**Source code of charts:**

-*-

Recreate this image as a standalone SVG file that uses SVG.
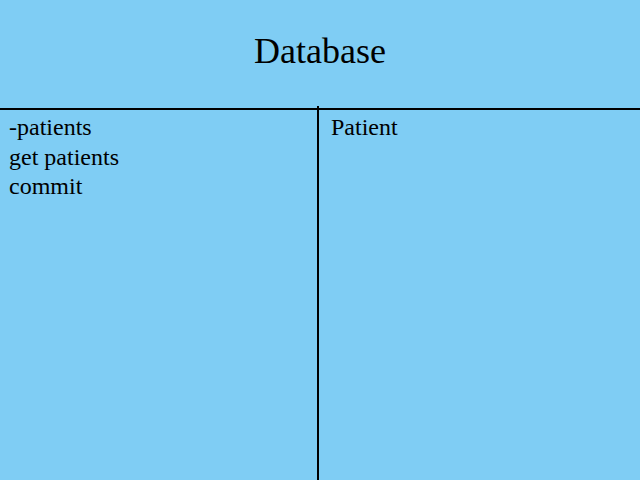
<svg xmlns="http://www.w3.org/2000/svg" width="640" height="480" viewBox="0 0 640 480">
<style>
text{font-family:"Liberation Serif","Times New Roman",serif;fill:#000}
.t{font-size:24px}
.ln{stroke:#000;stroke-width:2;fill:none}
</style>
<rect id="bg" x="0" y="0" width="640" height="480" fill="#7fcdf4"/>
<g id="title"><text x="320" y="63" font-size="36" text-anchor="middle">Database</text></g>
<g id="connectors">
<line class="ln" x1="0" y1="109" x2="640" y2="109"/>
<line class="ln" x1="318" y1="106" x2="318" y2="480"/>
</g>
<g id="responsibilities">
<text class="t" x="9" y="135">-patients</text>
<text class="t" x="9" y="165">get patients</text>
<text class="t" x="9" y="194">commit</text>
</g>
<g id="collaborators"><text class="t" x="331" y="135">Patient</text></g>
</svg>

-*-

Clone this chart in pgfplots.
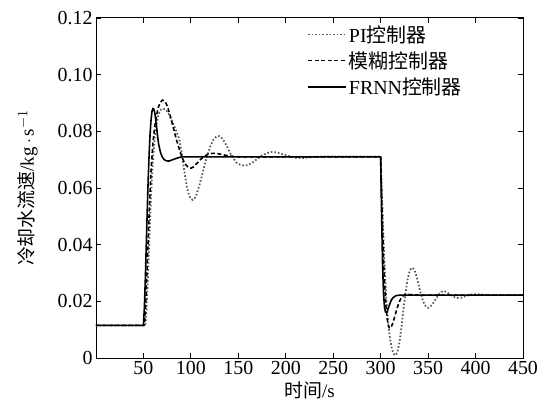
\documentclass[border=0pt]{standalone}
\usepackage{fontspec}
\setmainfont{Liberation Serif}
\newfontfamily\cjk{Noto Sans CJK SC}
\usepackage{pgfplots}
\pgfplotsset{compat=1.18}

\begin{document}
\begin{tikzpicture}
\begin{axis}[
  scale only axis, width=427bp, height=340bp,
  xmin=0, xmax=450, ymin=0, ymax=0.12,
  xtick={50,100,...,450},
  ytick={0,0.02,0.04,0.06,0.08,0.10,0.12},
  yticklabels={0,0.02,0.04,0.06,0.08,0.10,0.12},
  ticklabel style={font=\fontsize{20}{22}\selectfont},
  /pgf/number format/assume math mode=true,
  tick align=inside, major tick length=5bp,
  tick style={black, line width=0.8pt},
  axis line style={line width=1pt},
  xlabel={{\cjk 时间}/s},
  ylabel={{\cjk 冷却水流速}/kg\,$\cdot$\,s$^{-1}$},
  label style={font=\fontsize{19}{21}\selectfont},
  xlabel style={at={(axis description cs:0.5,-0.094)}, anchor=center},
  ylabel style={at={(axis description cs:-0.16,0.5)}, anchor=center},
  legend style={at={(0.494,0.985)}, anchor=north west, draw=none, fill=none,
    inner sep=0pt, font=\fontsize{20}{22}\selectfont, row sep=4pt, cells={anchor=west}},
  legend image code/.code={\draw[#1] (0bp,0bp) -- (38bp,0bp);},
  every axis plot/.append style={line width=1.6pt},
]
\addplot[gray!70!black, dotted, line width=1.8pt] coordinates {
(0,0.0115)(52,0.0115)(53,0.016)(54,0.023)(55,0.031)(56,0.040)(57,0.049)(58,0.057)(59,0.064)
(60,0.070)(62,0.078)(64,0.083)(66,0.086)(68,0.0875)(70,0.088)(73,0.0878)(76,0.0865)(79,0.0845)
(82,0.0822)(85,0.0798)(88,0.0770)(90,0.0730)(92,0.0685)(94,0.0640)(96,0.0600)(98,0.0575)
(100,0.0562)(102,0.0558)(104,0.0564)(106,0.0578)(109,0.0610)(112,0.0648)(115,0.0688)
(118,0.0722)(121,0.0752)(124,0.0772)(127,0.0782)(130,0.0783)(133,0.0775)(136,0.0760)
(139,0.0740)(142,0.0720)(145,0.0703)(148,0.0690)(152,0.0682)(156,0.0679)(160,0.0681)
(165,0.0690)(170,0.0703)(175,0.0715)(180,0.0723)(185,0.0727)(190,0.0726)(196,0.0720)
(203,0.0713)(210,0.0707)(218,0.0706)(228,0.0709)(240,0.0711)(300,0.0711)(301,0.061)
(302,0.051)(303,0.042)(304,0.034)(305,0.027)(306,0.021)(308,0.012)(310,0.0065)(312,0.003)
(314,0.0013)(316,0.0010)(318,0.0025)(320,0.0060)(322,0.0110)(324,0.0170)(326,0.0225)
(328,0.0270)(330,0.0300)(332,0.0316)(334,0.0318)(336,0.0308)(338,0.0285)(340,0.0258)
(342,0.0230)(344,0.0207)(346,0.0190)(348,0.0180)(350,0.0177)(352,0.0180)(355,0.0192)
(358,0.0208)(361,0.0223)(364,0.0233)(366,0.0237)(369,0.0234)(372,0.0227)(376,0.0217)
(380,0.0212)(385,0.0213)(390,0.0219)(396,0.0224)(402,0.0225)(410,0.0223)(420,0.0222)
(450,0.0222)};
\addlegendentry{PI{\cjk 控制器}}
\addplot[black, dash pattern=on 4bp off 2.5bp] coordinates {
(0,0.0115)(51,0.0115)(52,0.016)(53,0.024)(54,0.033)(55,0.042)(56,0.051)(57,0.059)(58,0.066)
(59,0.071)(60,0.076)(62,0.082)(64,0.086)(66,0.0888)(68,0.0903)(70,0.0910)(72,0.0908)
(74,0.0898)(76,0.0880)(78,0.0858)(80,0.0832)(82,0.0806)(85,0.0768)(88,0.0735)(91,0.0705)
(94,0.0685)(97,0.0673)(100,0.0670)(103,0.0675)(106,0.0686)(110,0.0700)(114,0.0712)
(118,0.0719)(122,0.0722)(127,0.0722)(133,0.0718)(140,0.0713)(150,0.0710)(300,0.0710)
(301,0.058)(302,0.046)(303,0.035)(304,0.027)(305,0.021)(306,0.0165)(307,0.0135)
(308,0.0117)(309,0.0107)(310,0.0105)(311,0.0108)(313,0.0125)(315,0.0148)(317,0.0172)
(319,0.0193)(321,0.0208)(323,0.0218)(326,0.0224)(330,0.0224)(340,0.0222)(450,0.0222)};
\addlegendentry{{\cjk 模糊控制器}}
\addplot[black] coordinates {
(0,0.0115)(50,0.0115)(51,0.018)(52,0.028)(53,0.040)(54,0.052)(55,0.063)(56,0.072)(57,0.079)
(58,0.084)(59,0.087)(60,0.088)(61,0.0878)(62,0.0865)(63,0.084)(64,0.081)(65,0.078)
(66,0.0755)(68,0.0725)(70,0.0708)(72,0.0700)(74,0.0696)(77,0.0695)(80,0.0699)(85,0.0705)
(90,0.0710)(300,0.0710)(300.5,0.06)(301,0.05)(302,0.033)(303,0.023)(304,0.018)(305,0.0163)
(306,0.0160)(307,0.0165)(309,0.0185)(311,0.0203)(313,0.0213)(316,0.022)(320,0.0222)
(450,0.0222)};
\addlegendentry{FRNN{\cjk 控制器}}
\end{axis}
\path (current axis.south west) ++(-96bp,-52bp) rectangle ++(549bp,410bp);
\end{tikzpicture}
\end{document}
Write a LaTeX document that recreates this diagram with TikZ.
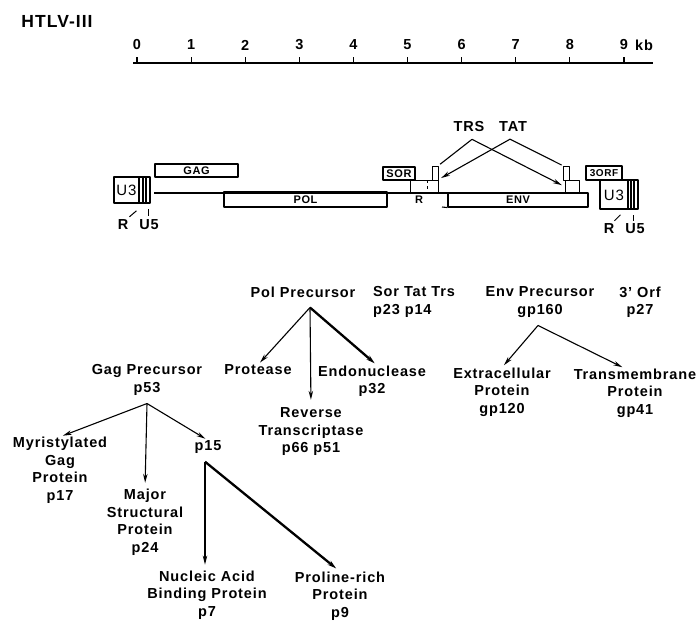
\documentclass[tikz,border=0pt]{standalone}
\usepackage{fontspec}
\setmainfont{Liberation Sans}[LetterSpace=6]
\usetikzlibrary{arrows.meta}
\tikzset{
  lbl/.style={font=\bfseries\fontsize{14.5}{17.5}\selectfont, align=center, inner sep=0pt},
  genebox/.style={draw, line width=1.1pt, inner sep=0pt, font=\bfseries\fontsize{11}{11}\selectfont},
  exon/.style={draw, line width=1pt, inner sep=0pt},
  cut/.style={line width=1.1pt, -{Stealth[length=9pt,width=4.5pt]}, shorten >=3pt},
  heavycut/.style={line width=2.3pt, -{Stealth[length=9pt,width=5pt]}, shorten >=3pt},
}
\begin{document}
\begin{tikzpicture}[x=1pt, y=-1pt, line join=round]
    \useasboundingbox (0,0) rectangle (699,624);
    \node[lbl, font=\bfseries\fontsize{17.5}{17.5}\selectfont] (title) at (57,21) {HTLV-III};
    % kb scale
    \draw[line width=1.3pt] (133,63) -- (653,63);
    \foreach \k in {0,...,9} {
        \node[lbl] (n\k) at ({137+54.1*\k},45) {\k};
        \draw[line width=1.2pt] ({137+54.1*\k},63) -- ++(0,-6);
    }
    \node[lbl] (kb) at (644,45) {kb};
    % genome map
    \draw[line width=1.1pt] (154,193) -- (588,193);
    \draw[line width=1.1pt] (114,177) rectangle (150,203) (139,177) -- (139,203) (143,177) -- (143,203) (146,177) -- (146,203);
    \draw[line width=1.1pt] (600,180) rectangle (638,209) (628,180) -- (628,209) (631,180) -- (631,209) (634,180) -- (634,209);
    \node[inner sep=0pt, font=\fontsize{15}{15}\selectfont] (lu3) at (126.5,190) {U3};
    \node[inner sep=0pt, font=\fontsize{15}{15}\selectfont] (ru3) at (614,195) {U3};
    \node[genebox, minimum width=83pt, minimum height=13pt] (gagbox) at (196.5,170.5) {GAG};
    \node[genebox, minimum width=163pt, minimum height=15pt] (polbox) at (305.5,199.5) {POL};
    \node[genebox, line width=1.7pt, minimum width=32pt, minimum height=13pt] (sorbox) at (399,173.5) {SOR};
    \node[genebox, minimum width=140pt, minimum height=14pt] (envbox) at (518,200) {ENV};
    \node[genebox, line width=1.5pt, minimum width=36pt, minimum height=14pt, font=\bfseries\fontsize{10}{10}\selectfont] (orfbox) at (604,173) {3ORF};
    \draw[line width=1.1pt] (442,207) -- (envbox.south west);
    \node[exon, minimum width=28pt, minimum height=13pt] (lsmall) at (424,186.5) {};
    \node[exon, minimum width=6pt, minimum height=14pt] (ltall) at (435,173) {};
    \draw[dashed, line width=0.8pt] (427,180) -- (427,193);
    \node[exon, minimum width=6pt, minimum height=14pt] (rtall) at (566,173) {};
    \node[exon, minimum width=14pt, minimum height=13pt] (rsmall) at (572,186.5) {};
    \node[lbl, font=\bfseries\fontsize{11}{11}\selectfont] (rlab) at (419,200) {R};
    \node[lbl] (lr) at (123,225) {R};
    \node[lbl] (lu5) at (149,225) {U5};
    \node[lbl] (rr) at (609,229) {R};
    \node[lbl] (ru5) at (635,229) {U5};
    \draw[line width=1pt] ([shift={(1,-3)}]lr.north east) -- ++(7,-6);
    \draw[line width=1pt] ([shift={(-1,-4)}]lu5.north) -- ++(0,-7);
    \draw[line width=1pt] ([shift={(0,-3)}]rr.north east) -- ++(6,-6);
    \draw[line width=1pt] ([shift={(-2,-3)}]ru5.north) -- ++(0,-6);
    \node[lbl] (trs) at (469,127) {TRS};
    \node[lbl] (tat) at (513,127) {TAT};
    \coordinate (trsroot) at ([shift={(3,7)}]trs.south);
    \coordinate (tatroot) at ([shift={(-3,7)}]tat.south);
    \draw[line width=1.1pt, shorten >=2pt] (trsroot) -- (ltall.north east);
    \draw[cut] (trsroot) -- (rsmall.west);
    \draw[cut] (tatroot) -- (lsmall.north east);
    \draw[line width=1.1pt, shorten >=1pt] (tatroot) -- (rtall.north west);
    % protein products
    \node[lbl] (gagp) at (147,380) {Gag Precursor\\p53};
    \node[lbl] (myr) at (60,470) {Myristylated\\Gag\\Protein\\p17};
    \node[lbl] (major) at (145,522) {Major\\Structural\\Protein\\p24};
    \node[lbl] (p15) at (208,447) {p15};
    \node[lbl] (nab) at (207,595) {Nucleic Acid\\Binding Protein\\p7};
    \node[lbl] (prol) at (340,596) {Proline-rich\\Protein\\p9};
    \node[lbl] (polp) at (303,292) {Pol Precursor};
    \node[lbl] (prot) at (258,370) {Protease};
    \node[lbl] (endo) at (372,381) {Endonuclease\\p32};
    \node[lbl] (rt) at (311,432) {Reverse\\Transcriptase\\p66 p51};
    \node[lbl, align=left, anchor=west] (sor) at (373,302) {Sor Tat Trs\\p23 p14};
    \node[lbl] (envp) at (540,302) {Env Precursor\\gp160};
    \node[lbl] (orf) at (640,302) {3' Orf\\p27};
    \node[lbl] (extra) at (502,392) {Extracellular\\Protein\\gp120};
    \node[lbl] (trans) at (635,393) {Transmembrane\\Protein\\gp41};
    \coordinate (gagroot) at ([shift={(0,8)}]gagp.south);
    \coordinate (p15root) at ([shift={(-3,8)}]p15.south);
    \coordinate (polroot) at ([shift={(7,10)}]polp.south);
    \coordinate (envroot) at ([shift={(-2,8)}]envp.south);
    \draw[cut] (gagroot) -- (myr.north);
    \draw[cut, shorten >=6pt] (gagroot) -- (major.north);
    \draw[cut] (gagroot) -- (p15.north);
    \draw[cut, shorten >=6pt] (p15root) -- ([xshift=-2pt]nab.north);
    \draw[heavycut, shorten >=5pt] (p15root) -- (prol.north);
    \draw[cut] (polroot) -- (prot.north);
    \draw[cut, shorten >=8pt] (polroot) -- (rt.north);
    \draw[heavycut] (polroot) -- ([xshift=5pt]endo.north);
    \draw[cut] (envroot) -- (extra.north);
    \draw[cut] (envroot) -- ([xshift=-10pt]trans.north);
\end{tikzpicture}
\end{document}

-*-

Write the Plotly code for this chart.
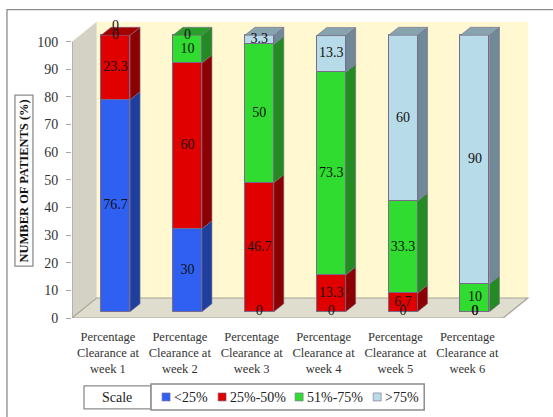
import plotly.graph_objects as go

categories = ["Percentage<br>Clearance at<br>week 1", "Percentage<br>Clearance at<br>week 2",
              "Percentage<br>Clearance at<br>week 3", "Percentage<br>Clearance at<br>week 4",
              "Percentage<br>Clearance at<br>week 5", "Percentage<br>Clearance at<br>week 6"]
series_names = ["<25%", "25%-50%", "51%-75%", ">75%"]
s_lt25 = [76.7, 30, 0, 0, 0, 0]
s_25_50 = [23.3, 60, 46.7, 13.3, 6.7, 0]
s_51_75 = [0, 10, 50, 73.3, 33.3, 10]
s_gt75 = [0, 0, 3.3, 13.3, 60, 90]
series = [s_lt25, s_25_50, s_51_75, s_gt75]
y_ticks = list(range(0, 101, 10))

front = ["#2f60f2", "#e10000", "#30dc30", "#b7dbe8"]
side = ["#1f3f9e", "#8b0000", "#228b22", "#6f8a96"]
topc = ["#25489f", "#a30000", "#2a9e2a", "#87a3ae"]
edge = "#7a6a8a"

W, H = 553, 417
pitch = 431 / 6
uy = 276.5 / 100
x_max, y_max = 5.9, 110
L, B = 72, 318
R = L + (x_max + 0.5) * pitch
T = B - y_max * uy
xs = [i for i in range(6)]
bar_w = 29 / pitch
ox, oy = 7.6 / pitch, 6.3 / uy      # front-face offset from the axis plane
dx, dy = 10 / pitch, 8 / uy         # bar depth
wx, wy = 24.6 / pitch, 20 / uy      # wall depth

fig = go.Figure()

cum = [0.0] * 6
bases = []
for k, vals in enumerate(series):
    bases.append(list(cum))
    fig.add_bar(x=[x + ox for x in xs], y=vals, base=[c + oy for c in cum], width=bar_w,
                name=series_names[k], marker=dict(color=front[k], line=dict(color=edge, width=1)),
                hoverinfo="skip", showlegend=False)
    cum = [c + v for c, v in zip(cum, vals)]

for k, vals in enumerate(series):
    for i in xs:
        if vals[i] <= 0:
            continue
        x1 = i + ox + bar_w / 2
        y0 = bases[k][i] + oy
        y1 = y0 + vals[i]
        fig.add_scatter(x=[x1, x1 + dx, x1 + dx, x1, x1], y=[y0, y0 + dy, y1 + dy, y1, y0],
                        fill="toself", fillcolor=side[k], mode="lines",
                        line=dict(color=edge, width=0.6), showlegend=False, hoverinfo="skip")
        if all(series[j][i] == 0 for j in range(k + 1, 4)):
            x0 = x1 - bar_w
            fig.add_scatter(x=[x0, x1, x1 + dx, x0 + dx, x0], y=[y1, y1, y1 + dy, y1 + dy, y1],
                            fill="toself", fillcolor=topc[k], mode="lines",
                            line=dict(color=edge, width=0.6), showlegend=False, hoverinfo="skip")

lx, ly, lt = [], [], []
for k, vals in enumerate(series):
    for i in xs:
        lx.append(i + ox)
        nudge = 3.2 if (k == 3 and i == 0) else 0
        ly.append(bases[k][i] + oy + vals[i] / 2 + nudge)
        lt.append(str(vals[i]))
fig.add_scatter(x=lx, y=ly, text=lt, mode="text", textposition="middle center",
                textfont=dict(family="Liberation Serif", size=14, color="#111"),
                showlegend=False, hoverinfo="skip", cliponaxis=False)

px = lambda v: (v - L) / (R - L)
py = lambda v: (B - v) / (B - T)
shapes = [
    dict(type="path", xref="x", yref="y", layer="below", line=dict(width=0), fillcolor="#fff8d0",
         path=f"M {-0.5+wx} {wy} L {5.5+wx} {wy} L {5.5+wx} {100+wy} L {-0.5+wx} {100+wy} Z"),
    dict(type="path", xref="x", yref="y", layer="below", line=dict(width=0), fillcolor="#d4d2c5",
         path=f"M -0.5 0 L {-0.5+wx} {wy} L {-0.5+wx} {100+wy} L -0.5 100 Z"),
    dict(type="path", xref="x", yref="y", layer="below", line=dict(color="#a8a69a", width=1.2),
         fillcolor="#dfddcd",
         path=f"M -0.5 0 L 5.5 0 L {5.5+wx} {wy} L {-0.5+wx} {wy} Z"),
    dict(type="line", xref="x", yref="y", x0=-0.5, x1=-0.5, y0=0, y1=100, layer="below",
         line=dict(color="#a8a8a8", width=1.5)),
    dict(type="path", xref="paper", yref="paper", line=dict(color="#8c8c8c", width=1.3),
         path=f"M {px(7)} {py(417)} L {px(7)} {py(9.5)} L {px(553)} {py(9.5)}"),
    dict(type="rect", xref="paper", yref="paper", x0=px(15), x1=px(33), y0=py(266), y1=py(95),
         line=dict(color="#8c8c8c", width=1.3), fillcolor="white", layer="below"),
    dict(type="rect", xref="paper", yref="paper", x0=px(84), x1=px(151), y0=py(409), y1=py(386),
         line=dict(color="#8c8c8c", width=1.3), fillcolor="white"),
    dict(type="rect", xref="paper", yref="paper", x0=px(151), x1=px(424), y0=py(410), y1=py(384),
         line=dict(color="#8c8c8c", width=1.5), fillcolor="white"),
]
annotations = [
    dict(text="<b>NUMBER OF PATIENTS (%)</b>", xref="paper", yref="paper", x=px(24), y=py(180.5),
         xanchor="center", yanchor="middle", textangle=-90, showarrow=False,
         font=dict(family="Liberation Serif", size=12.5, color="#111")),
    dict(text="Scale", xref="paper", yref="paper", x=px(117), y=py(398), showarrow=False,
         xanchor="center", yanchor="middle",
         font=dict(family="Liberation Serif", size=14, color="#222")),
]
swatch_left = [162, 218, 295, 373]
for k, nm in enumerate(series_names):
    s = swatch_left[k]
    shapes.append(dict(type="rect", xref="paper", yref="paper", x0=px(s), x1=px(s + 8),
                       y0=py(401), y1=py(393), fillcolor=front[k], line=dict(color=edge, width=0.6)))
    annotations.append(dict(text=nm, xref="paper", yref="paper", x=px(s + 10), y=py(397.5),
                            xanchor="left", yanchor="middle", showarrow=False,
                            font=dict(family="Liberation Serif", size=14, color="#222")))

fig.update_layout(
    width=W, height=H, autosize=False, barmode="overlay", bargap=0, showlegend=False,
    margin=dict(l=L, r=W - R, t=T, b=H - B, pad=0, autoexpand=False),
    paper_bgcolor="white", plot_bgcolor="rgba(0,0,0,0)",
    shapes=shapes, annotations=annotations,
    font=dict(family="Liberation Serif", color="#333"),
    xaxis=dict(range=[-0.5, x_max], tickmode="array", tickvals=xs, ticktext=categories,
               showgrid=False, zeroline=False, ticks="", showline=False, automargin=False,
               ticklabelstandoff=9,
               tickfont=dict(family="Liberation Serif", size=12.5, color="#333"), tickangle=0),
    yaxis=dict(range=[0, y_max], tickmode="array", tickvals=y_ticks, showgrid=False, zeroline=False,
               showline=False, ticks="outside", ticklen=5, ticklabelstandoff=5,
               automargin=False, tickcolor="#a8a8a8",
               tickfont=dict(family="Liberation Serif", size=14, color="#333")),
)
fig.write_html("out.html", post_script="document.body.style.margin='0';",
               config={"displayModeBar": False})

-*-

**Exercise task:** Set down the lines running from the one with "Write the Plotly code for this chart." through the one with "import plotly.graph_objects as go", both ends kept, exactly and with no pictures.

**Output of the exercise:**
Write the Plotly code for this chart.
import plotly.graph_objects as go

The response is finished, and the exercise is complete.